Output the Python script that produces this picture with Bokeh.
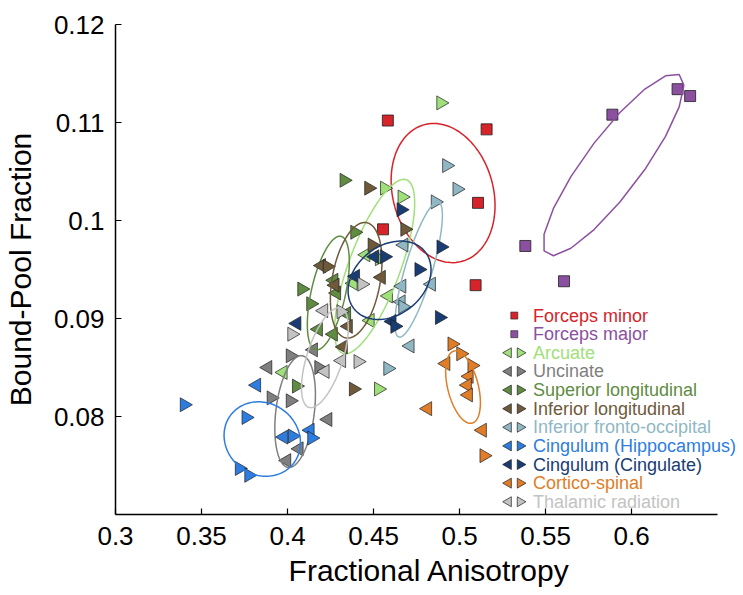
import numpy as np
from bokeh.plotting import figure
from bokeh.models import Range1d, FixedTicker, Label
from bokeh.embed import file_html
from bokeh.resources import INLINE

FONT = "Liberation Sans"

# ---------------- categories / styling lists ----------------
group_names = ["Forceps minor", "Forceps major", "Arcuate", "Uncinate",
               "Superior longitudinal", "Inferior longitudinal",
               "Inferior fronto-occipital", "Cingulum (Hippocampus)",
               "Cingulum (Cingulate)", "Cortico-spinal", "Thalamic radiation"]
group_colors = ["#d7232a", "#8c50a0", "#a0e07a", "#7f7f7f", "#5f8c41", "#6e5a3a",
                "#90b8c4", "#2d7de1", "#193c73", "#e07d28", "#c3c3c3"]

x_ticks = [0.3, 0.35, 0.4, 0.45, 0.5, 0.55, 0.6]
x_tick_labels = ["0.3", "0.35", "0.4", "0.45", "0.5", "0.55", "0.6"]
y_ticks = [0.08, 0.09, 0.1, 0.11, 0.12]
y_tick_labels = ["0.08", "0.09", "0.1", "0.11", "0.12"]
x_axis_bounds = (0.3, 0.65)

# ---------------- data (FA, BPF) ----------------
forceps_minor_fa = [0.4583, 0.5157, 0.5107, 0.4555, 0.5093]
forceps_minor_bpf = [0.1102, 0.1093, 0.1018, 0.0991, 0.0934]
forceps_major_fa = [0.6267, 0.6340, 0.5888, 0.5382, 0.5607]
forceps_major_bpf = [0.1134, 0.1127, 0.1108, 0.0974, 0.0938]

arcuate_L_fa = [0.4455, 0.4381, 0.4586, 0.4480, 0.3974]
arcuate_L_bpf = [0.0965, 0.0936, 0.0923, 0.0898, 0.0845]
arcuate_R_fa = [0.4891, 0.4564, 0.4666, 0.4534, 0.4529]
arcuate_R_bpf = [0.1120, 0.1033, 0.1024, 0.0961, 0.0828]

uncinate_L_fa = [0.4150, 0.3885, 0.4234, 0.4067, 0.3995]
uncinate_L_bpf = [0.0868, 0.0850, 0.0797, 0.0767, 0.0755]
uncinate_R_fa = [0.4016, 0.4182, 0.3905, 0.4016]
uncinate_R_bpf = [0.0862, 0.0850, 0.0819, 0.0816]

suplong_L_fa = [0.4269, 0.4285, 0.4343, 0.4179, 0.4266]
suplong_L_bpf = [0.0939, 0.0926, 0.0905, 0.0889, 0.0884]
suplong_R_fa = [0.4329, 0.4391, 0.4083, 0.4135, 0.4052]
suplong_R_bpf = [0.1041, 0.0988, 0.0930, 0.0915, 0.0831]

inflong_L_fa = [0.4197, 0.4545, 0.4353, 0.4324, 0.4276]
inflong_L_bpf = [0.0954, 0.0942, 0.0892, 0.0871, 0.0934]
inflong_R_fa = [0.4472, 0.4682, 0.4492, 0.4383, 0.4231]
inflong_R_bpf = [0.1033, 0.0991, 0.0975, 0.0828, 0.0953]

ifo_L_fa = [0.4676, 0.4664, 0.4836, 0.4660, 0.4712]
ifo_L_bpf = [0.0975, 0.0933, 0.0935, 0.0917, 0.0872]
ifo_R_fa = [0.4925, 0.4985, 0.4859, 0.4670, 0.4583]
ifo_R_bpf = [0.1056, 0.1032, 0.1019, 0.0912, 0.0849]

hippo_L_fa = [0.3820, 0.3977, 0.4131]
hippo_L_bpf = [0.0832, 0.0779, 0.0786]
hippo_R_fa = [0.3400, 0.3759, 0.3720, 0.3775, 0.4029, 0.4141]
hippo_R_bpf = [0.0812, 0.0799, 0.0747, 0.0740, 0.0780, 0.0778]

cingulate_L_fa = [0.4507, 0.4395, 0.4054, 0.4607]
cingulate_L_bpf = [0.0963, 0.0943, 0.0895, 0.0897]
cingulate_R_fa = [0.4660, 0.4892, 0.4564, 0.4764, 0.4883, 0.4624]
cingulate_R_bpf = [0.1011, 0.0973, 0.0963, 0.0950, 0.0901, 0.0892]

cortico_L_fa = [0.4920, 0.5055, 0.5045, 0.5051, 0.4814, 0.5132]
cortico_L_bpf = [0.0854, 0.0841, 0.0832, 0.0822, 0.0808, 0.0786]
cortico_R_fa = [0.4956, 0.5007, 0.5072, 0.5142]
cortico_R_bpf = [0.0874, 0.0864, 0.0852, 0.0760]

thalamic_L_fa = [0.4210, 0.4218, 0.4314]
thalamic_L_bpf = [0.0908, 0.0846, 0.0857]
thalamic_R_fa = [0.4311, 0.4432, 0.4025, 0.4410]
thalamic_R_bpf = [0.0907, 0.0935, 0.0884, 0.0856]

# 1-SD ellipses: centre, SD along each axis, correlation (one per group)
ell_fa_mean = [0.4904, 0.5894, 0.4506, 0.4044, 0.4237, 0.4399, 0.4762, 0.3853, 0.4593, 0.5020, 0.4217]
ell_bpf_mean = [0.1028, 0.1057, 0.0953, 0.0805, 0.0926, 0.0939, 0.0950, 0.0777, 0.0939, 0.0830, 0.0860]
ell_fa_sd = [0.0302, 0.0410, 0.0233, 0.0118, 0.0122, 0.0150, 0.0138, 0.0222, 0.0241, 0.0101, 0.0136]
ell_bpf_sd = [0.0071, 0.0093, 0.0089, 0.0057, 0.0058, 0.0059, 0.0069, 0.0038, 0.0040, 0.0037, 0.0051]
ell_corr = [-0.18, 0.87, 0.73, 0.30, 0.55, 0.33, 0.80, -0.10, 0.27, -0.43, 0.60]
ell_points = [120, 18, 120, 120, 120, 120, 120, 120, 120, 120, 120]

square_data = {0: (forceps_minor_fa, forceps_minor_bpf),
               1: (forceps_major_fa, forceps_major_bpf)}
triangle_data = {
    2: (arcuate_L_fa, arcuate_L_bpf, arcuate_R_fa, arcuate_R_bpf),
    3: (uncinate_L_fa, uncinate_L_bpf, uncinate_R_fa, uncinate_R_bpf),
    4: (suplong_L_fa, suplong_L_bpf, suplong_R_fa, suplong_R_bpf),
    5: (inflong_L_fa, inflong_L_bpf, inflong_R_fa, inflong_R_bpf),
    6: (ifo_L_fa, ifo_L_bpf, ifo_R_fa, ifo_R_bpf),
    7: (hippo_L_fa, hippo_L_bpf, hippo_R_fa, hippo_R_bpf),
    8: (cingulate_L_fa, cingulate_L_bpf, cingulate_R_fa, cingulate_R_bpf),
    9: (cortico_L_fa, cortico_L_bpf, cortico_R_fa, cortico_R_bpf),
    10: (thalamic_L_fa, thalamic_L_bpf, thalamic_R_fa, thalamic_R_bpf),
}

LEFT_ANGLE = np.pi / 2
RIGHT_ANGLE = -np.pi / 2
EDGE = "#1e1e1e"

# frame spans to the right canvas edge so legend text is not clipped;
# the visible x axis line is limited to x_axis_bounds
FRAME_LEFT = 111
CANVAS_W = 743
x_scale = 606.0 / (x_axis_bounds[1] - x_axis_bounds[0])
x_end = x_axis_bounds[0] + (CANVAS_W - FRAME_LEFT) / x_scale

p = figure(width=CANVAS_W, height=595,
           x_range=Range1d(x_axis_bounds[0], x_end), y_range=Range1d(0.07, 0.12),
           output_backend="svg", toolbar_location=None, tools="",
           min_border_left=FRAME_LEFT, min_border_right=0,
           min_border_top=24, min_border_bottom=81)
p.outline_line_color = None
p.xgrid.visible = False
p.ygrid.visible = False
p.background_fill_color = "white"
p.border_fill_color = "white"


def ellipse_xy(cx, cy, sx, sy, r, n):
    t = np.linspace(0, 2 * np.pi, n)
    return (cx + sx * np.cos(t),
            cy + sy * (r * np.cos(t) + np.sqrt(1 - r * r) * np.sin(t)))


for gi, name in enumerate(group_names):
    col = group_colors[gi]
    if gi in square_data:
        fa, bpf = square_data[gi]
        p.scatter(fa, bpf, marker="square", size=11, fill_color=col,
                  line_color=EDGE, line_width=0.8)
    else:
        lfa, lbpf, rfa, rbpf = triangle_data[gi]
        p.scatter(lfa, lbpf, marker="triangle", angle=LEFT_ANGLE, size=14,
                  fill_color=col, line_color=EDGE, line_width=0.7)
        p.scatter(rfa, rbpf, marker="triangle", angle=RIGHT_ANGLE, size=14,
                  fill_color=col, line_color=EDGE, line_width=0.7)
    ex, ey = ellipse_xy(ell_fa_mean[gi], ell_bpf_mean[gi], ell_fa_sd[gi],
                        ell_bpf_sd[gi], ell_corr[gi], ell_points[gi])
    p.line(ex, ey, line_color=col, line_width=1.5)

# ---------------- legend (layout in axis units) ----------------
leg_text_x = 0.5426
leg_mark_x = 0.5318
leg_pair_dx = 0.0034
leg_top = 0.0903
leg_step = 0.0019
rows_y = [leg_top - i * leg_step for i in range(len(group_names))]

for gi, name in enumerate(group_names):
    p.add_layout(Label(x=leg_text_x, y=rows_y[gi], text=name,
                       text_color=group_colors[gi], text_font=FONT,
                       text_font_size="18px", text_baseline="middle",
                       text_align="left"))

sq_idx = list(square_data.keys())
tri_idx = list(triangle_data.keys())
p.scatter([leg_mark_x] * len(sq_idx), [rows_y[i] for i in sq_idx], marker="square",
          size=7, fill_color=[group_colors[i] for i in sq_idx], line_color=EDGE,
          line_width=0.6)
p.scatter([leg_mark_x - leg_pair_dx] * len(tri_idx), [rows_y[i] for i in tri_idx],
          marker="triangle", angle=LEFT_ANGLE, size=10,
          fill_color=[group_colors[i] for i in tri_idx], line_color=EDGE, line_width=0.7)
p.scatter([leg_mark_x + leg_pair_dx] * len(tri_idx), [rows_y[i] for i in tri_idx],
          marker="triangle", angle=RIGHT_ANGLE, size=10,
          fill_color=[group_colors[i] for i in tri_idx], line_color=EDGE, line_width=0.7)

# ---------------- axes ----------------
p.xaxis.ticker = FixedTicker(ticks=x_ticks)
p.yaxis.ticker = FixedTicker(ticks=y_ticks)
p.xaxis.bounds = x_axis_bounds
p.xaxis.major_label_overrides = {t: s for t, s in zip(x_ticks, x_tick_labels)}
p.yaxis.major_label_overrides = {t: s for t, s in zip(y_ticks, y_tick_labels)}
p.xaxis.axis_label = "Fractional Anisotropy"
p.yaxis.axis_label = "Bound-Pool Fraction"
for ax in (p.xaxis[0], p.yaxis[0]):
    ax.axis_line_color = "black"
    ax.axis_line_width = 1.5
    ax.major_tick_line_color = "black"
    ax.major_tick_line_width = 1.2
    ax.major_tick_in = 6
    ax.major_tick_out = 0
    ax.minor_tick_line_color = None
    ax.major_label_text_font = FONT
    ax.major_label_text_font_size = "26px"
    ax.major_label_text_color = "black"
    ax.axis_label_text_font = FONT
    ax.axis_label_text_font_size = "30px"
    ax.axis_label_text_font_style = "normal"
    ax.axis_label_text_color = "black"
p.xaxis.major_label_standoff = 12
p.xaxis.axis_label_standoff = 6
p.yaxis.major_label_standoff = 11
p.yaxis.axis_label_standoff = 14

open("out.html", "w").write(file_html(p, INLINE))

****

> [To do]:
Write out the lines from the start of the material to the line with "x_axis_bounds = (0.3, 0.65)", inclusive and exactly. Skip the pictures.

> [Result for this exercise]:
Output the Python script that produces this picture with Bokeh.
import numpy as np
from bokeh.plotting import figure
from bokeh.models import Range1d, FixedTicker, Label
from bokeh.embed import file_html
from bokeh.resources import INLINE

FONT = "Liberation Sans"

# ---------------- categories / styling lists ----------------
group_names = ["Forceps minor", "Forceps major", "Arcuate", "Uncinate",
               "Superior longitudinal", "Inferior longitudinal",
               "Inferior fronto-occipital", "Cingulum (Hippocampus)",
               "Cingulum (Cingulate)", "Cortico-spinal", "Thalamic radiation"]
group_colors = ["#d7232a", "#8c50a0", "#a0e07a", "#7f7f7f", "#5f8c41", "#6e5a3a",
                "#90b8c4", "#2d7de1", "#193c73", "#e07d28", "#c3c3c3"]

x_ticks = [0.3, 0.35, 0.4, 0.45, 0.5, 0.55, 0.6]
x_tick_labels = ["0.3", "0.35", "0.4", "0.45", "0.5", "0.55", "0.6"]
y_ticks = [0.08, 0.09, 0.1, 0.11, 0.12]
y_tick_labels = ["0.08", "0.09", "0.1", "0.11", "0.12"]
x_axis_bounds = (0.3, 0.65)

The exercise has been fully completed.